Cry Havoc! And Let Go the Dogs of War...

9/11/2001 (Revisited w/video added)

Lest we never forget...


I remember that morning like it was yesterday. I will always remember the intimate details of it; the sights, the sounds, the smells. It was the day that the world changed forever.

I was married at the time and had stepped down to our pond to try and catch a mess of fish for supper. I had several nice ones in a bucket when I heard her call to me that breakfast was almost ready. I pulled out for the house with my pole and bucket in hand, stopping to sit in a chair on the porch to remove my wet boots. The windows were open and the radio was on and I half-listened, half-ignored the announcer talking about a plane crash in New York. I remember thinking that it was only a matter of time before something like this was going to happen. Sooner or later some pilot was going to screw up and hit one of the massive buildings jutting up out of the ground across America...the numbers were just with it.

I went inside and turned on the television and they had a live feed of the events going on. It was just about then that the second plane hit. And my heart broke. God help us all. My eyes clouded with rage, pain, fear, sorrow and a thousand other things all at once as a tear ran down my cheek. In that instant, through all my years of training in the military, I instinctively knew that we were at war. My wife asked me what was wrong and I couldn't find my voice, or my stomach, to tell her what I already knew. I just stared at the screen in silence and disbelief.

As I tried unsuccessfully to choke down the meal she had prepared, I watched in horror as first one and then the other tower crashed to the ground. And I prayed out loud where I sat. I prayed for those in and around the towers, but more than that I prayed for my friends that I knew would soon be placed in harms way once again. Their faces and names raced through my mind; I bet he re-enlisted, he's not retired yet, either...

I got up from the table, walked out the door and pulled my wet boots back on. I picked up the bucket of fish by the steps and walked past the flag flying at the front gate towards the pond. I remember thinking as I turned those fish loose that there had been enough killing for one day. I turned the bucket upside-down, took a seat on it and thought about all that had just happened and was going to happen. It was probably one of the saddest, most helpless feeling times in my life.

I often find myself on the US Army website, reading the names of those who have died in southwest Asia. And yes, I recognize some of them by name and all of them by trade. They were my brothers and sisters and always will be. And I love them all. I would urge each and every one of you to go there for a visit and pay your respects.
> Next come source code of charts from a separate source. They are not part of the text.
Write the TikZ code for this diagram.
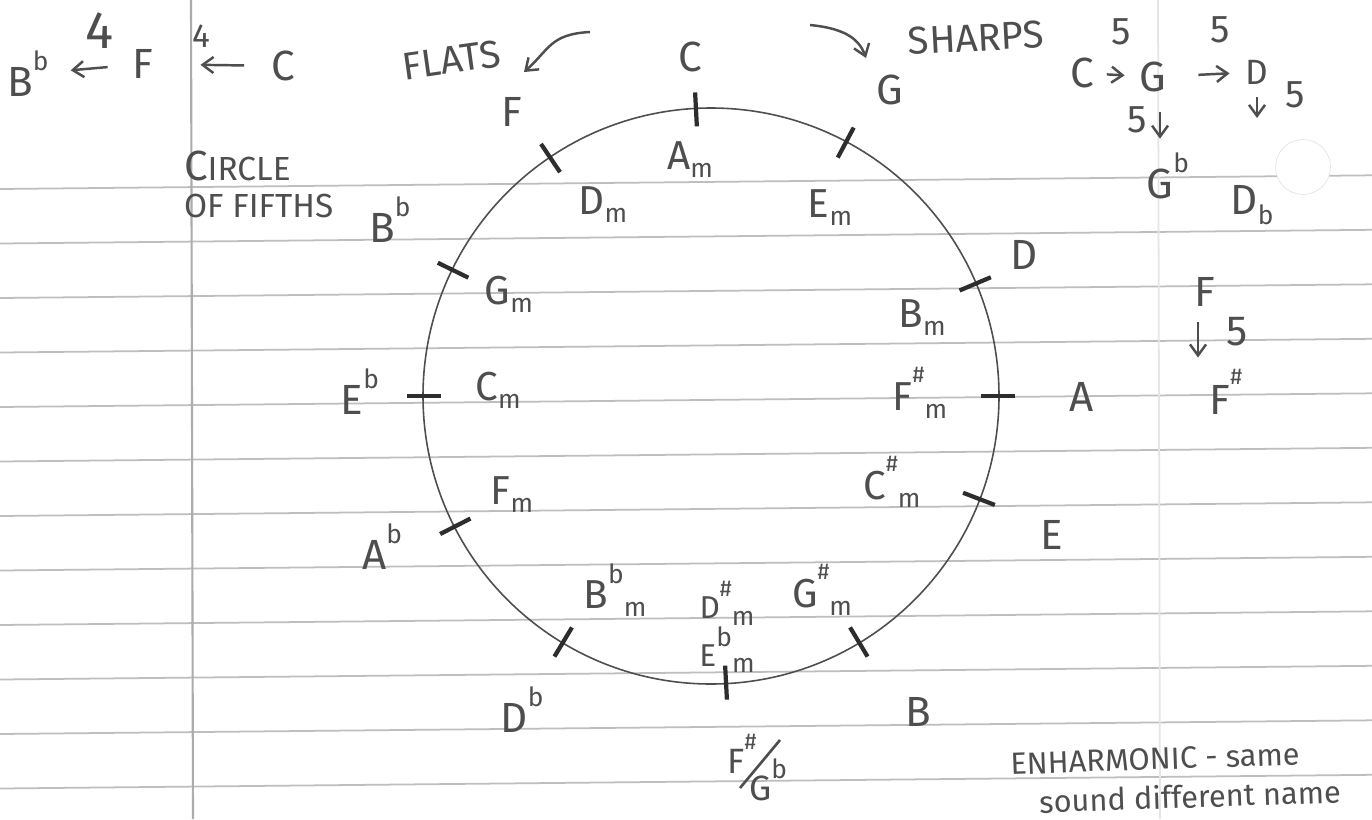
\documentclass[tikz,border=0pt]{standalone}
\usepackage{fontspec}
\setmainfont{Fira Sans}
\usepackage{tikz}
\usetikzlibrary{positioning,arrows.meta,calc}
\definecolor{pencil}{RGB}{78,78,78}
\definecolor{lead}{RGB}{45,45,45}
\definecolor{ruleGray}{RGB}{190,190,190}
\definecolor{marginGray}{RGB}{172,172,172}
% flats, sharps and the minor "m" as the notebook writes them
\newcommand{\fl}{\raisebox{0.62em}{\fontsize{15}{15}\selectfont b}}
\newcommand{\lowfl}{\raisebox{-0.25em}{\fontsize{15}{15}\selectfont b}}
\newcommand{\shp}{\raisebox{0.7em}{\fontsize{13}{13}\selectfont\#}}
\newcommand{\mi}{\raisebox{-0.2em}{\fontsize{15}{15}\selectfont m}}
\tikzset{
  key/.style={font=\fontsize{24}{26}\selectfont,text=pencil,inner sep=1pt},
  minor/.style={font=\fontsize{23}{26}\selectfont,text=pencil,inner sep=1pt},
  num/.style={font=\fontsize{22}{24}\selectfont,text=pencil,inner sep=1pt},
  note/.style={font=\fontsize{17.5}{21}\selectfont,text=pencil,inner sep=1pt},
  arrow/.style={-{Straight Barb[length=2.2mm,width=3.2mm]},draw=pencil,line width=1.4pt},
  ruled/.style={draw=ruleGray,line width=1pt},
  tick/.style={draw=lead,line width=2.4pt},
  ring/.style={draw=pencil,line width=0.9pt}
}

\begin{document}
\begin{tikzpicture}[x=0.02cm,y=-0.02cm]
  \useasboundingbox (0,0) rectangle (1372,819);
  \fill[white] (0,0) rectangle (1372,819);

  % notebook paper
  \foreach \k in {0,...,11}
    \draw[ruled] (0,189+54.5*\k) -- (1372,175.3+54.5*\k);
  \draw[draw=marginGray,line width=1.2pt] (191,0) -- (193,819);
  \draw[draw=ruleGray!40,line width=1pt] (1158,0) -- (1160,819);
  \node[circle,fill=white,draw=gray!20,minimum size=1.1cm,inner sep=0pt] (hole) at (1303,167) {};

  % the circle
  \coordinate (o) at (711,396);
  \draw[ring] (o) circle[radius=288];
  \foreach \a in {93,62,23,0,-21,-59,-87,-121,-153,180,154,124}
    \draw[tick] ($(o)+({-\a}:270)$) -- ($(o)+({-\a}:304)$);

  % major keys
  \node[key] (kC) at (690,57) {C};
  \node[key] (kG) at (890,90) {G};
  \node[key] (kD) at (1024,255) {D};
  \node[key] (kA) at (1082,397) {A};
  \node[key] (kE) at (1052,535) {E};
  \node[key] (kB) at (918,712) {B};
  \node[key,font=\fontsize{20}{22}\selectfont] (kFs) at (742,754) {F\shp};
  \node[key,font=\fontsize{20}{22}\selectfont] (kGb) at (768,780) {G\fl};
  \coordinate (sl1) at (740,788);
  \coordinate (sl2) at (780,740);
  \draw[pencil,line width=1.5pt] (sl1) -- (sl2);
  \node[key] (kDb) at (522,710) {D\fl};
  \node[key] (kAb) at (382,547) {A\fl};
  \node[key] (kEb) at (360,392) {E\fl};
  \node[key] (kBb) at (390,220) {B\fl};
  \node[key] (kF) at (512,112) {F};

  % relative minors
  \node[minor] (mA) at (690,160) {A\mi};
  \node[minor] (mE) at (830,208) {E\mi};
  \node[minor] (mB) at (922,318) {B\mi};
  \node[minor] (mFs) at (920,393) {F\shp\mi};
  \node[minor] (mCs) at (892,482) {C\shp\mi};
  \node[minor] (mGs) at (822,590) {G\shp\mi};
  \node[minor,align=center,font=\fontsize{18}{17}\selectfont] (mDsEb) at (727,627)
    {D\shp\mi\\E\fl\mi};
  \node[minor] (mBb) at (615,590) {B\fl\mi};
  \node[minor] (mF) at (512,495) {F\mi};
  \node[minor] (mC) at (498,390) {C\mi};
  \node[minor] (mG) at (509,294) {G\mi};
  \node[minor] (mD) at (603,205) {D\mi};

  % titles and notes
  \node[note,anchor=west,align=left,font=\fontsize{19}{19}\selectfont] (title) at (182,184)
    {{\fontsize{24}{24}\selectfont C}IRCLE\\[2pt]OF FIFTHS};
  \node[note,rotate=8,font=\fontsize{22}{24}\selectfont] (flats) at (452,60) {FLATS};
  \node[note,rotate=3,font=\fontsize{22}{24}\selectfont] (sharps) at (976,38) {SHARPS};
  \coordinate (flTail) at (590,32);
  \coordinate (flHead) at (524,72);
  \draw[arrow] (flTail) .. controls +(-40,2) and +(25,-22) .. (flHead);
  \coordinate (shTail) at (810,25);
  \coordinate (shHead) at (866,58);
  \draw[arrow] (shTail) .. controls +(30,3) and +(-8,-22) .. (shHead);
  \node[note,rotate=2] (enh) at (1155,759) {ENHARMONIC - same};
  \node[note,rotate=2] (snd) at (1190,796) {sound different name};

  % fourths going down, top left
  \node[key] (lBb) at (28,74) {B\fl};
  \node[key] (lF) at (143,64) {F};
  \node[key] (lC) at (283,66) {C};
  \draw[arrow,shorten <=0.46cm,shorten >=0.4cm] (lF) -- (lBb);
  \draw[arrow,shorten <=0.5cm,shorten >=0.9cm] (lC) -- (lF);
  \node[num,font=\fontsize{30}{32}\selectfont] (four1) at (100,31) {4};
  \node[num,font=\fontsize{19}{20}\selectfont] (four2) at (201,36) {4};

  % fifths going up, top right
  \node[key] (rC) at (1082,73) {C};
  \node[key] (rG) at (1153,77) {G};
  \node[key,font=\fontsize{20}{22}\selectfont] (rD) at (1257,72) {D};
  \draw[arrow,shorten <=0.22cm,shorten >=0.26cm] (rC) -- (rG);
  \draw[arrow,shorten <=0.6cm,shorten >=0.28cm] (rG) -- (rD);
  \node[num] (five1) at (1121,32) {5};
  \node[num] (five2) at (1220,30) {5};
  \node[key] (rGb) at (1168,176) {G\fl};
  \node[key] (rDb) at (1252,205) {D\lowfl};
  \draw[arrow,shorten <=0.36cm,shorten >=0.24cm] ([xshift=0.14cm]rG.south) -- ([xshift=0.14cm]rG.south |- rGb.north);
  \draw[arrow,shorten <=0.22cm,shorten >=1.3cm] (rD.south) -- (rD.south |- rDb.north);
  \node[num] (five3) at (1137,120) {5};
  \node[num] (five4) at (1295,95) {5};
  \node[key] (rF) at (1205,292) {F};
  \node[key] (rFs) at (1226,392) {F\shp};
  \draw[arrow,shorten <=0.26cm,shorten >=0.2cm] ([xshift=-0.14cm]rF.south) -- ([xshift=-0.14cm]rF.south |- rFs.north);
  \node[num,font=\fontsize{24}{26}\selectfont] (five5) at (1237,332) {5};
\end{tikzpicture}
\end{document}
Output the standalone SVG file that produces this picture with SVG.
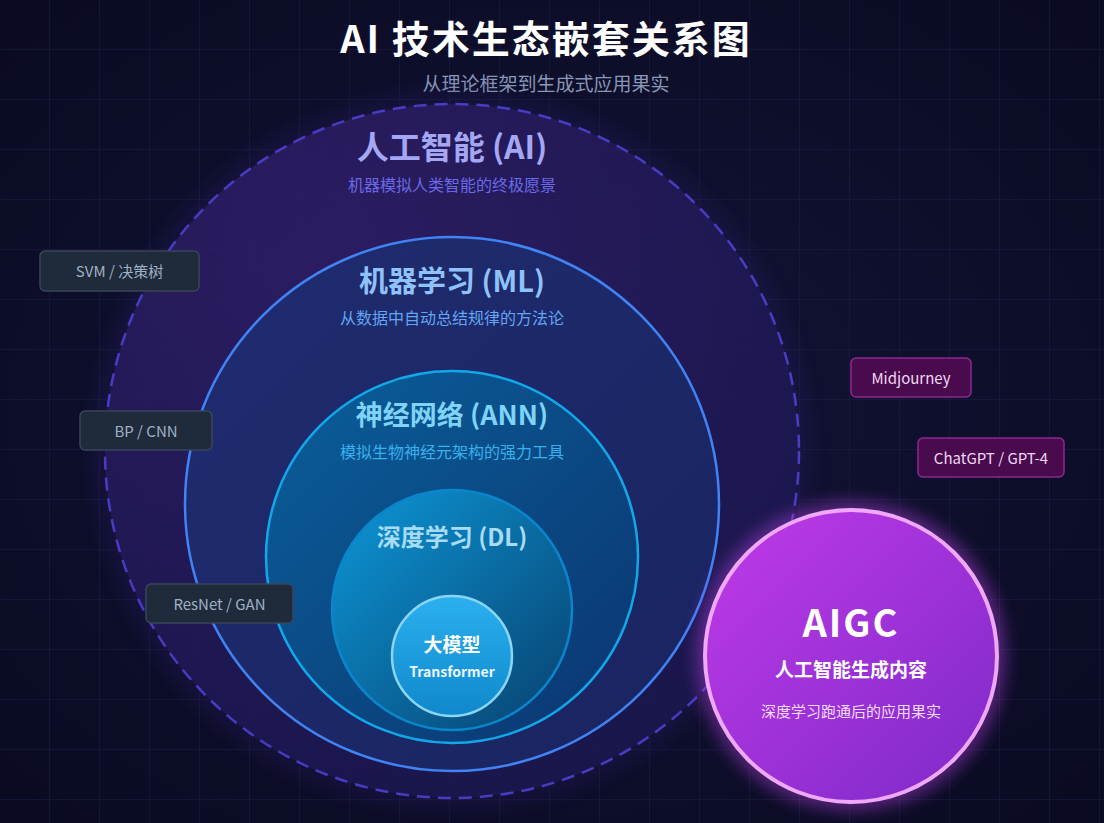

They are the last barrier between you and the next attack. They gave 'that last full measure of devotion' for you and me.

I think I might take my pole and a bucket down to the pond this morning and try to catch a mess for my friends. I know that they would like that, taking comfort in the fact that they are not forgotten. God love 'em.


1 comment:

David Wayne Hampton: said...

A very touching piece. I remember, too, thinking at first that it was a tragic accident. It took a while for it to sink in that we were under attack by an unseen enemy. It's tragedies like these that people remember exactly what they were doing when they first heard the news. My grandfather remembers what he was doing the first time he heard about Pearl Harbor, my mother remembers where she was when the news of JFK's assassination broke. I remember being out of school for snow the day the Space Shuttle Challenger blew up (I couldn't understand at first why all three television channels had the same picture on them), and I will never forget the moment I watched with my students in the classroom what was transpiring on 9/11. The questions they asked me, I couldn't answer. I didn't know what was going to happen next, or how to console them when I was terrified as well.

Thanks for your reply on the above poem. I am looking forward to one of my poems being published in the Appalachian Heritage. I believe it has the largest reader base of any regional literature magazine of the mountains, so it's neat to know I get to share my work with that many people.